I’ve never been the best at designing Miis, but thanks to the advanced capabilities of this new tool, I felt really great about the character I made for myself. However, I was also forced to get good at making Miis because sharing them with others is extremely limited. It’s restricted to local wireless, meaning you can only send a character you’ve made to someone in the same room.
This restriction creates a significant hurdle compared to previous entries:
- The 3DS Legacy: In the original Tomodachi Life, you could save any Mii to a QR code and post it online, allowing people around the world to scan it instantly.
- Current Limitation: The Switch version restricts sharing to local wireless only, an enormous downgrade that prevents global community interaction.
I’m not the most artistically inclined person out there, and I know lots of people planning to play Living the Dream will probably be in the same boat. I love so many of the Miis I’ve seen people making in the demo, but instead of feeling excitement when I see a fantastic creation online, I feel a pang of disappointment knowing there’s no way for me to get that exact character on my island. Sure, I could put in the work to try and recreate it myself, but I know my limitations: It just wouldn’t be nearly as good.
Workarounds for Importing Miis
Fun fact: Those 3DS QR codes I mentioned are still active, and there is one ridiculous workaround to bring ancient Miis from the internet into your new island. You can break out your old 3DS and scan a Mii QR code, copy that Mii to any amiibo you have laying around, scan the amiibo on your Switch, and finally import the Mii into your game. I added a bunch of my old 3DS Miis to Living the Dream this way, including official Nintendo-made Miis of Shigeru Miyamoto, Reggie Fils-Aimé, and many others.
If you’re one of the roughly two million people who bought the Switch remaster of Miitopia, you can smuggle Miis through its sharing tools, too. However, due to its unique makeup system, lots of them don’t transfer very accurately. In 2026, does it really make sense that the most reliable way to directly share Miis across the globe requires 15-year-old hardware, plastic toys, and a bunch of busy work? I don’t think so. It’s just sad that artistic ability puts a limit on your potential in Living the Dream in a way it really didn’t last time. To get the most out of it, you’ll have to love making Miis – or at least accept that you’ll spend a ton of your time in the character creator.
Building a Vibrant Island Community
It’s a shame Living the Dream stumbles in such a major way, because I adore the rest of it so much.
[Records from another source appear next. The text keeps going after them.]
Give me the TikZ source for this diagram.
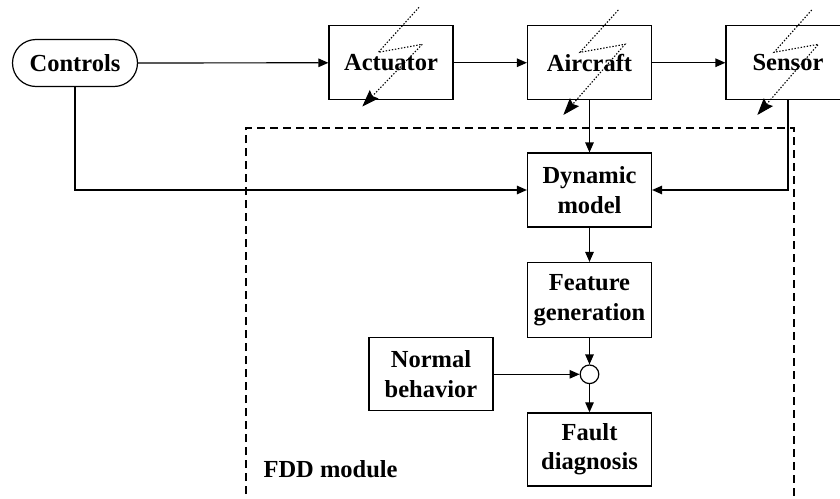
\documentclass[tikz,border=0pt]{standalone}
\usepackage{fontspec}
\setmainfont{Liberation Serif}
\usetikzlibrary{arrows.meta,shapes.misc,calc}

\tikzset{
  every node/.style={font=\bfseries\fontsize{24.5}{29.5}\selectfont, align=center},
  blockbox/.style={draw, line width=1.2pt, minimum width=124pt, minimum height=74pt, inner sep=0pt},
  flow/.style={line width=1.2pt, -{Triangle[length=10pt,width=8.5pt]}},
  bolt/.style={line width=1.1pt, dash pattern=on 1.4pt off 1.7pt,
               -{Stealth[length=17pt,width=12pt,inset=2.5pt,sep=0pt]}},
  frame/.style={line width=1.1pt, dash pattern=on 8pt off 5pt},
}

\begin{document}
\begin{tikzpicture}[x=1pt, y=-1pt]
  \useasboundingbox (0,0) rectangle (840,498);
  \clip (0,0) rectangle (840,498);

  % FDD module frame (open towards the bottom)
  \draw[frame] (246,520) -- (246,128) -- (794,128) -- (794,520);
  \node[anchor=base west] (fddlabel) at (260,477) {FDD module};

  % top chain
  \node[draw, line width=1.2pt, rounded rectangle, minimum width=125pt, minimum height=47pt, inner sep=0pt]
       (ctrl) at (75,63) {Controls};
  \node[blockbox] (act) at (391,62.75) {Actuator};
  \node[blockbox] (air) at (589.5,62.75) {Aircraft};
  \node[blockbox] (sen) at (788,62.75) {Sensor};

  % FDD blocks
  \node[blockbox] (dyn)   at (589.5,190)   {Dynamic\\model};
  \node[blockbox, minimum height=75pt] (feat)  at (589.5,300)   {Feature\\generation};
  \node[draw, circle, line width=1.2pt, minimum size=18.6pt, inner sep=0pt] (sum) at (589.5,374.3) {};
  \node[blockbox, minimum height=73pt] (norm)  at (431,374.3)   {Normal\\behavior};
  \node[blockbox, minimum height=73pt] (fault) at (589.5,449.4) {Fault\\diagnosis};

  % signal flow
  \draw[flow] (ctrl) -- (act);
  \draw[flow] (act) -- (air);
  \draw[flow] (air) -- (sen);
  \draw[flow] (air.south) -- (dyn.north);
  \draw[flow] (ctrl.south) |- (dyn.west);
  \draw[flow] (sen.south) |- (dyn.east);
  \draw[flow] (dyn.south) -- (feat.north);
  \draw[flow] (feat.south) -- (sum.north);
  \draw[flow] (norm.east) -- (sum.west);
  \draw[flow] (sum.south) -- (fault.north);

  % fault bolts through the plant components
  \draw[bolt] (419,7.3) -- (378.3,52.3) -- (422.3,44.3) -- (362.3,106.5);
  \draw[bolt] (618.3,10) -- (580,52.3) -- (625,44.3) -- (563.3,115);
  \draw[bolt] (811.7,10) -- (774,52.3) -- (818.3,44.3) -- (757.3,115);
\end{tikzpicture}
\end{document}
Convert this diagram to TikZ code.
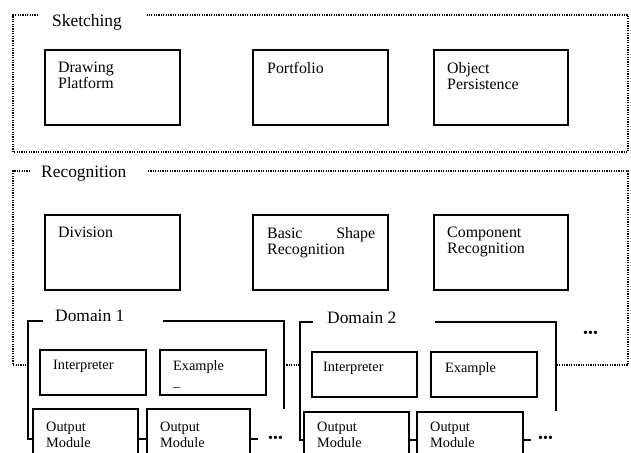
\documentclass[tikz,border=0pt]{standalone}
\usepackage{fontspec}
\setmainfont{Liberation Serif}
\begin{document}
\begin{tikzpicture}[x=1pt,y=-1pt,
  box/.style={draw=black, line width=1.9pt, rectangle, inner sep=0pt, outer sep=0pt, anchor=north west},
  frame/.style={line width=1.9pt},
  dotline/.style={line width=1.4pt, dash pattern=on 1.2pt off 1.2pt},
  title/.style={anchor=base west, inner sep=0pt, font=\fontsize{17.4}{20}\selectfont},
  btext/.style={anchor=north west, inner sep=0pt, align=left, font=\fontsize{15.9}{15.8}\selectfont},
  dtext/.style={anchor=north west, inner sep=0pt, align=left, font=\fontsize{14.3}{16.2}\selectfont},
  dots/.style={anchor=base west, inner sep=0pt, font=\fontsize{14}{14}\selectfont}]
\useasboundingbox (0,0) rectangle (631,452);
\begin{scope}
\clip (0,0) rectangle (631,452);
% Sketching
\node[title] (sk) at (52,27) {Sketching};
\draw[dotline] (38,15) -- (13,15) -- (13,152) -- (628,152) -- (628,15) -- (147,15);
\node[box, minimum width=135pt, minimum height=75pt] (dp) at (45,50) {};
\node[box, minimum width=135pt, minimum height=75pt] (pf) at (253,50) {};
\node[box, minimum width=134pt, minimum height=75pt] (op) at (434,50) {};
\node[btext] (dpt) at (58,62) {Drawing\\Platform};
\node[btext] (pft) at (267,62) {Portfolio};
\node[btext] (opt) at (447,62) {Object\\Persistence};
% Recognition
\node[title] (rc) at (41,177) {Recognition};
\draw[dotline] (30,171) -- (13,171) -- (13,365) -- (28,365);
\draw[dotline] (148,171) -- (628,171) -- (628,365) -- (556,365);
\draw[dotline] (284,365) -- (300,365);
\node[box, minimum width=135pt, minimum height=75pt] (dv) at (45,215) {};
\node[box, minimum width=135pt, minimum height=75pt] (bs) at (253,215) {};
\node[box, minimum width=134pt, minimum height=75pt] (cr) at (434,215) {};
\node[btext] (dvt) at (58,227) {Division};
\node[btext, text width=108pt] (bst) at (267,227) {Basic\hfill Shape\\Recognition};
\node[btext] (crt) at (447,227) {Component\\Recognition};
% Domain 1
\node[title] (d1) at (55,321) {Domain 1};
\node[box, minimum width=106pt, minimum height=45pt] (in1) at (40,350) {};
\node[box, minimum width=106pt, minimum height=45pt] (ex1) at (160,350) {};
\node[dtext] (in1t) at (53,360) {Interpreter};
\node[dtext] (ex1t) at (173,360) {Example\\\_};
\node[box, minimum width=105pt, minimum height=60pt] (om1a) at (33,409) {};
\node[box, minimum width=103pt, minimum height=60pt] (om1b) at (147,409) {};
\node[dtext] (om1at) at (46,421.5) {Output\\Module};
\node[dtext] (om1bt) at (160,421.5) {Output\\Module};
\coordinate (e1) at (258,439);
\node[dots] (dt1) at (268,442) {•••};
\draw[frame] (43,321) -- (28,321) -- (28,439) -- (om1a.west);
\draw[frame] (163,321) -- (284,321) -- (284,409);
\draw[frame] (om1a.east) -- (om1b.west);
\draw[frame] (om1b.east) -- (e1);
% Domain 2
\node[title] (d2) at (327,323) {Domain 2};
\node[box, minimum width=105pt, minimum height=45pt] (in2) at (312,352) {};
\node[box, minimum width=106pt, minimum height=45pt] (ex2) at (431,352) {};
\node[dtext] (in2t) at (323,362) {Interpreter};
\node[dtext] (ex2t) at (445,362) {Example};
\node[box, minimum width=105pt, minimum height=56pt] (om2a) at (304,412) {};
\node[box, minimum width=106pt, minimum height=56pt] (om2b) at (417,412) {};
\node[dtext] (om2at) at (317,422) {Output\\Module};
\node[dtext] (om2bt) at (430,422) {Output\\Module};
\coordinate (e2) at (531,440);
\node[dots] (dt2) at (538,442) {•••};
\draw[frame] (313,322) -- (300,322) -- (300,440) -- (om2a.west);
\draw[frame] (435,322) -- (556,322) -- (556,411);
\draw[frame] (om2a.east) -- (om2b.west);
\draw[frame] (om2b.east) -- (e2);
\node[dots] (dt3) at (583,337) {•••};
\end{scope}
\end{tikzpicture}
\end{document}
Once you have a few characters roaming around – a huge improvement from the 3DS version where your island was a large menu instead of one interconnected space – it gets really fantastic. I started by adding myself, my fiancée, and two of my all-time favorite Major League Baseball players.
I’m so impressed by how accurate and detailed the personality customization is. By simply adjusting a few sliders, each Mii is assigned one of 16 personality types, and I found they captured the exact essence of the person I was recreating more often than not. For example, I was labeled as a Perfectionist with the following description: “Reserved. At a glance: aloof. Logical, tenacious, cautious. Speaks matter-of-factly. Imaginative and inspired. Happiest when creating something. Finds beauty in everyone and everything.” If you know me, that’s spot on.
Nintendo is also making good on a decade-old promise to make the next Tomodachi Life more inclusive than the last one. You can set pre-existing relationships to ensure Miis of real-world family members don’t fall in love with each other, and select pronouns and dating preferences. Treating your Miis well by feeding them food they like, gifting them clothes and treasures, or introducing them to others will increase their happiness and cause them to level up.
It’s a great loop: Seeing how they react to different items is fun on its own – if you give them a pet, you’ll often see them walking it outside – and the rewards for leveling them up allow you to personalize them even more. While the sharing limitations are frustrating, the core simulation of an island life where your creations have unique minds remains a deeply rewarding experience.